Keybase is a platform for making it easier to encrypt files, the mere fact you have a keybase account implies you're using it somehow. If the encryption is secure and the service does not have a backdoor then I don't see what more there is to worry about.

junderw commented 5 years ago

Keybase is the backdoor.

Sounds cool, unfortunately it's misleading.

"backdoor" in cryptography means "a person with knowledge of the backdoor can decrypt all data and/or create signatures on behalf of someone without prior knowledge of their private key"

Which keybase can not do.

They can hand over metadata though. A is talking with B, C is sharing 500 MB of something with D on kbfs, etc.

No one considers metadata leakage a "backdoor" in a cryptographic sense.

junderw commented 5 years ago

Also denial of service is possible.

Keybase could delete your account and delete all your encrypted data whenever they feel like it.

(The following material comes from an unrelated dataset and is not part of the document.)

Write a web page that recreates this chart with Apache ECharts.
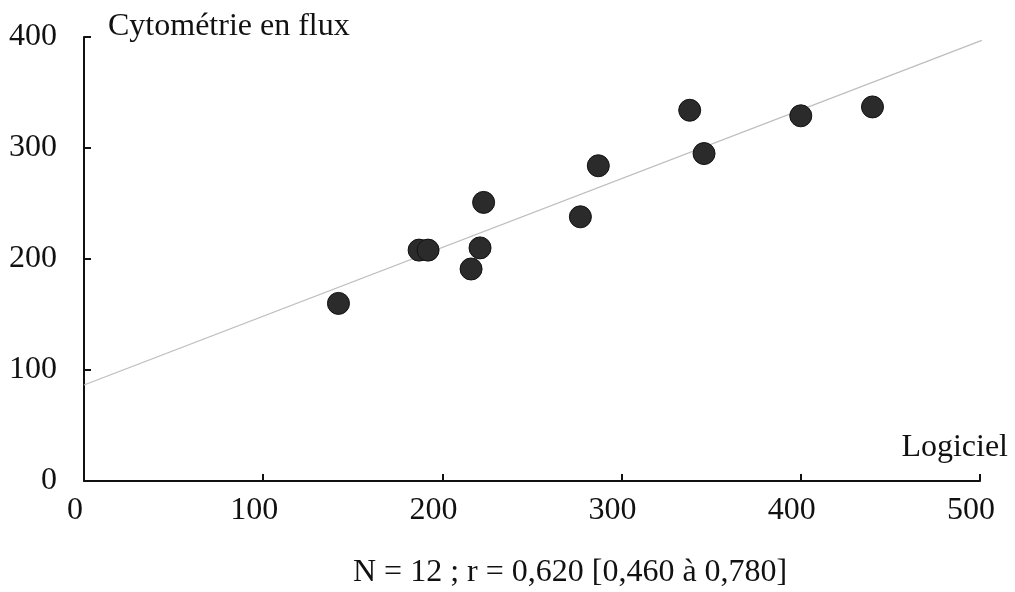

So a govt. might pressure them to do so.

I agree a federated keybase would better suit the ethos of keybase, but a centralized service keybase better serves any (still unknown) future business models.

ie. If FBI shares evidence with Keybase of a child porn ring on a keybase team, I would hope they shut it down and ban everyone. But obviously keybase could be tricked into banning people, so federated is best imo.

phoolish commented 5 years ago

I've noticed a couple of usernames/profile picture pop into my "Consider Following" feed that seem to imply illicit activities. I am not sure what the next step is. Not trying to hijack this issue, but it was the only one that popped up during my search.

Hattshire commented 4 years ago

@strib https://github.com/keybase/client/issues/11102#issuecomment-376700257

Keybase can [...] block file/git access to a particular folder [...]

Does this means that private file system structure exists in the server as non-user-exclusively encrypted metadata or does it only applies on public-readable file system metadata?


Also, given the answer to the title question is yes, arguments were given, and the question is 2yo without author's(@balupton ) response, should this issue be closed?

balupton commented 4 years ago

Happy for this to be closed with answer as:

If the metadata is known, then keybase can be compelled to pull it.